The goal should be about 40 trees per acre, he advocated.

Before Minnich, Reitz discussed the Cranston Fire. He stressed how the existing fuelbreaks were critical in keeping the blaze out of town. The wind direction, air attack and, especially, firefighters on the ground were all vital contributors to the ultimate success.

“Abatement gives us defensible space,” Reitz emphasized. “Firefighters can assess your property whether they can defend it and defend it safely.” He added, “That does not mean denuding your property.”
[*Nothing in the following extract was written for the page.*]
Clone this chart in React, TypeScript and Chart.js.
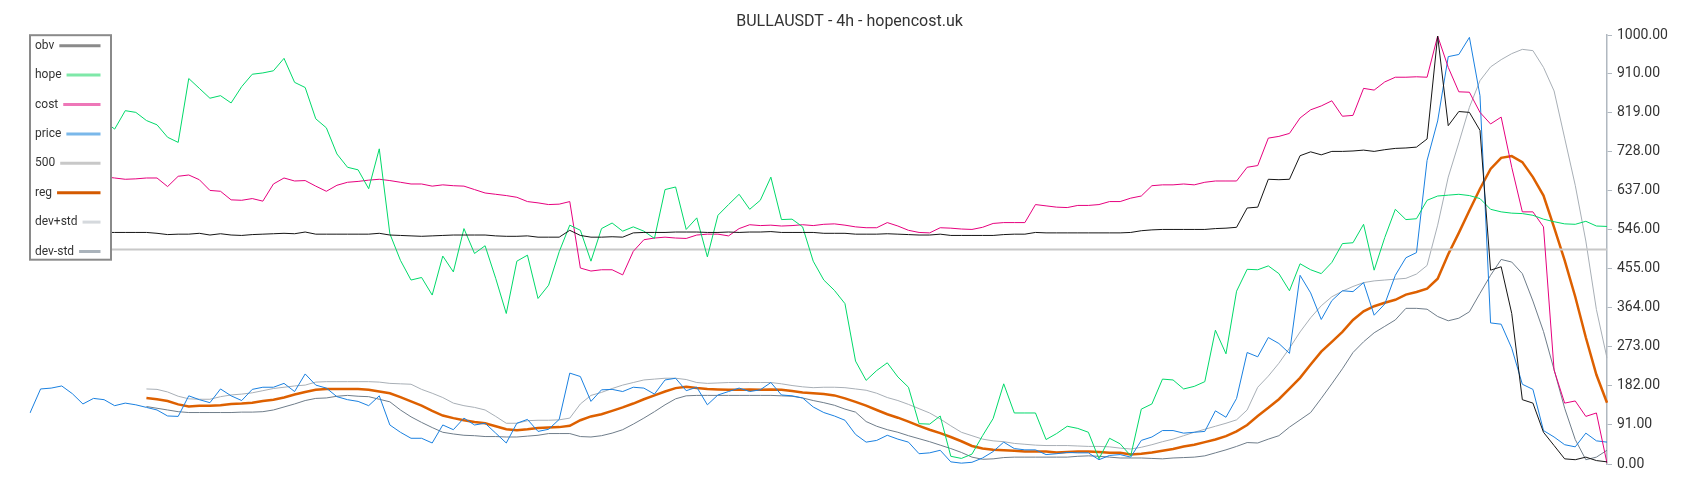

Sebastian also described that the work done to create the Upper Dry Creek, AstroCamp, West Ridge and South Ridge fuelbreaks were instrumental in helping fight the Cranston Fire.

Clarke and Pink described how the early native culture accepted fire. In fact, Clarke discussed the lack of a word for “nature.” The Cahuilla did not separate themselves, humans, from nature so the distinction was not meaningful, he explained.

He also used historic resources, notes and journals from early European explorers, which described a landscape much more open, much more akin to fields and parks than a dense forest.

Pink spent more time describing the local forests as he grew up in the San Jacintos. “Things change, and fire and the environment have changed. There were many more deer. In 1980, the Bighorn Sheep were seen in Lamb Canyon,” he said.

Before the actual presentation began, organizers Mark Yardas and Mara Schoner presented several golden pine cones to local people who helped the community deal and respond to wildfires both before and during the Cranston conflagration. Among the recipients were Tim Morin, John Newman and Doug McKellar of McKellar Tree Service and Landscaping, as well as Reitz and Wentz.